My previous experience as an author had shown me how frustrating it can be to deal with the very long turnaround times imposed on manuscripts in the traditional book-publishing model—usually considerably more than a year. And when you’re writing about rapidly evolving current events, that can be very hard. So when I founded Just World Books I gave the company the tagline “Timely Books for Changing Times,” and promised authors a much speedier turnaround time. Right now (mid-October) we’re working with Gareth Porter on his important book “Manufactured Crisis: The Untold Story of the Iran Nuclear Scare.” We need to get this book out fast because it pulls together for the first time the story of how U.S. and Israeli officials, working together over the course of some decades, essentially fabricated and then broadly publicized this whole story about Iran having a covertly military nuclear program. We’re planning to have early PDFs of the book available well before Christmas and review-only print copies available shortly thereafter. That way, the book can help to inform publics worldwide (but especially here in the U.S.) about the background to what’s happening in the talks in Geneva.
Laila El-Haddad, the author of two of your books, “Gaza Mom” and “The Gaza Kitchen”, was recently featured on the season’s premier of CNN’s “Anthony Bourdain: Parts Unknown.” That had to make you feel good.
It was exciting for all of us (and for Palestine’s friends everywhere) that Laila was able to do that with Bourdain. He was courageous to devote so much of that show to his visit with Laila to various places inside Gaza. It was also a testament to Laila’s amazing communication skills and her passion for describing the situation of Gaza’s 1.6 million people to people in the west who may not want to hear what she has to say. I am proud to be her publisher.

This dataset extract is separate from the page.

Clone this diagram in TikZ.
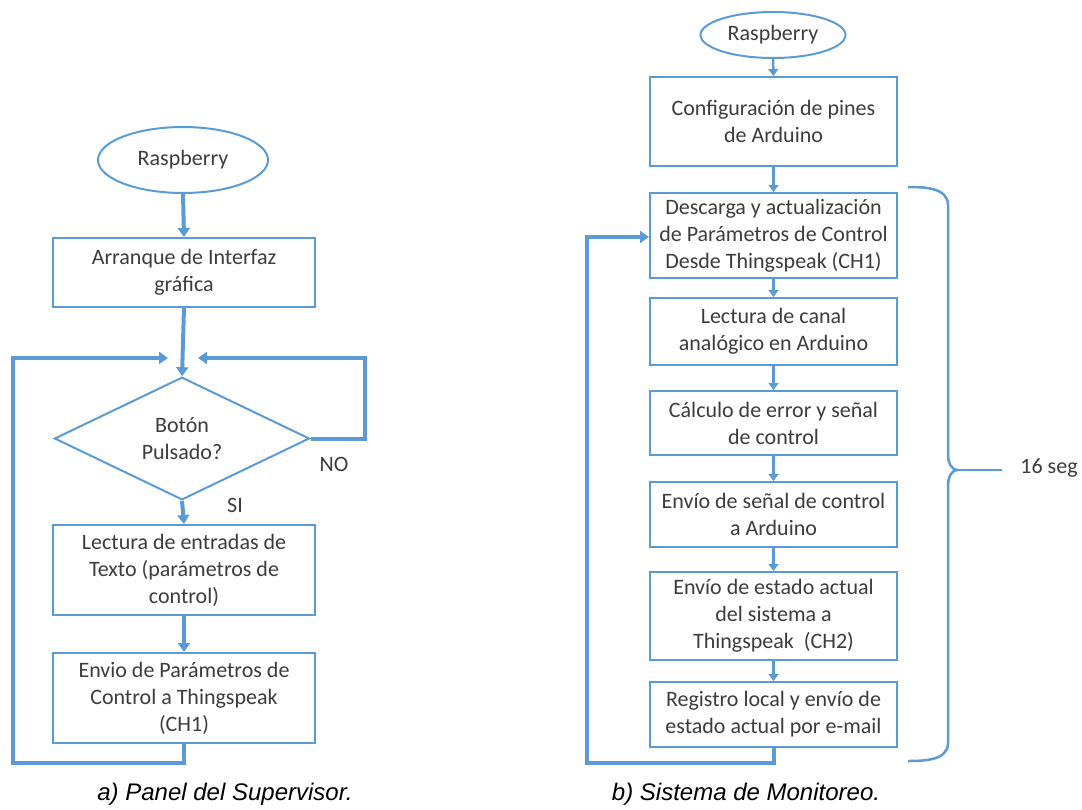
\documentclass[tikz,border=0pt]{standalone}
\usepackage{fontspec}
\setmainfont{Carlito}
\newfontfamily\capfont{Liberation Sans}
\usetikzlibrary{shapes.geometric,arrows.meta}
\definecolor{lblue}{RGB}{91,155,213}
\definecolor{tgray}{RGB}{60,60,60}
\begin{document}
\begin{tikzpicture}[x=1pt,y=-1pt,
  txt/.style={text=tgray,font=\fontsize{22}{27}\selectfont,align=center},
  lbox/.style={txt,draw=lblue,line width=2pt,minimum width=262pt,inner sep=0pt},
  rbox/.style={txt,draw=lblue,line width=2pt,minimum width=247pt,inner sep=0pt},
  oval/.style={txt,ellipse,draw=lblue,line width=2pt,inner sep=0pt},
  decision/.style={txt,diamond,draw=lblue,line width=2pt,inner sep=0pt,minimum width=255pt,minimum height=103pt},
  thick flow/.style={draw=lblue,line width=4pt,-{Triangle[width=12pt,length=9pt]}},
  thin flow/.style={draw=lblue,line width=2.5pt,-{Triangle[width=10pt,length=7pt]}},
  caption/.style={font=\capfont\itshape\fontsize{24}{28}\selectfont,text=black}]
\useasboundingbox (0,0) rectangle (1082,809);

% ---------- left chart ----------
\node[oval,minimum width=170pt,minimum height=66pt] (e1) at (183,160) {Raspberry};
\node[lbox,minimum height=69pt] (b1) at (184,272.5) {Arranque de Interfaz\\gráfica};
\node[decision] (d1) at (182,438.5) {Botón\\Pulsado?};
\node[lbox,minimum height=90pt] (b2) at (184,570) {Lectura de entradas de\\Texto (parámetros de\\control)};
\node[lbox,minimum height=90pt] (b3) at (184,698) {Envio de Parámetros de\\Control a Thingspeak\\(CH1)};
\coordinate (jl) at (168,358);
\coordinate (jr) at (198,358);
\coordinate (lbl) at (13,763);
\coordinate (ltl) at (13,358);
\coordinate (rtr) at (365,358);
\coordinate (rbr) at (365,438.5);

\draw[thick flow] (e1.south) -- (b1.north);
\draw[thick flow] (b1.south) -- (d1.north);
\draw[thick flow] (d1.south) -- (b2.north);
\draw[thick flow] (b2.south) -- (b3.north);
\draw[thick flow] (b3.south) |- (lbl) -- (ltl) -- (jl);
\draw[thick flow] (d1.east) -- (rbr) -- (rtr) -- (jr);
\node[txt] (no) at (334,464) {NO};
\node[txt] (si) at (235,505) {SI};

% ---------- right chart ----------
\node[oval,minimum width=145pt,minimum height=46pt] (e2) at (773,35) {Raspberry};
\node[rbox,minimum height=89pt] (r1) at (773.5,121.5) {Configuración de pines\\de Arduino};
\node[rbox,minimum height=85pt] (r2) at (773.5,235.5) {Descarga y actualización\\de Parámetros de Control\\Desde Thingspeak (CH1)};
\node[rbox,minimum height=67pt] (r3) at (773.5,331.5) {Lectura de canal\\analógico en Arduino};
\node[rbox,minimum height=64pt] (r4) at (773.5,423) {Cálculo de error y señal\\de control};
\node[rbox,minimum height=65pt] (r5) at (773.5,514.5) {Envío de señal de control\\a Arduino};
\node[rbox,minimum height=88pt] (r6) at (773.5,616) {Envío de estado actual\\del sistema a\\Thingspeak\ \ (CH2)};
\node[rbox,minimum height=65pt] (r7) at (773.5,714.5) {Registro local y envío de\\estado actual por e-mail};

\draw[thin flow] (e2.south) -- (r1.north);
\draw[thin flow] (r1.south) -- (r2.north);
\draw[thin flow] (r2.south) -- (r3.north);
\draw[thin flow] (r3.south) -- (r4.north);
\draw[thin flow] (r4.south) -- (r5.north);
\draw[thin flow] (r5.south) -- (r6.north);
\draw[thin flow] (r6.south) -- (r7.north);

\coordinate (rb) at (587,763);
\coordinate (rt) at (587,237);
\draw[thick flow] (r7.south) |- (rb) -- (rt) -- (r2.west |- rt);

% brace
\coordinate (bt) at (908,187);
\coordinate (bm) at (958,470);
\coordinate (bb) at (908,761);
\coordinate (be) at (1002,470);
\draw[draw=lblue,line width=2.5pt,line join=round]
  (bt) to[out=0,in=90] (948,205) -- (948,455) to[out=-90,in=180] (bm)
  to[out=180,in=90] (948,485) -- (948,743) to[out=-90,in=0] (bb);
\draw[draw=lblue,line width=2.5pt] (bm) -- (be);
\node[txt] (seg) at (1049,468) {16 seg};

% captions
\node[caption] (capa) at (225,794) {a) Panel del Supervisor.};
\node[caption] (capb) at (746,794) {b) Sistema de Monitoreo.};
\end{tikzpicture}
\end{document}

As you noted, we’re in mid-October, at the start of the gift-giving season. Could you list other books on your web site that we haven’t mentioned that would make good gifts?
Three recommendations: Miko Peled’s “The General’s Son,” Rabbi Brant Rosen’s “Wrestling in the Daylight,” and Amb. Chas Freeman’s “America’s Misadventures in the Middle East.” Three terrific books by three terrific authors!
Have a joyous Christmas—and a busy New Year.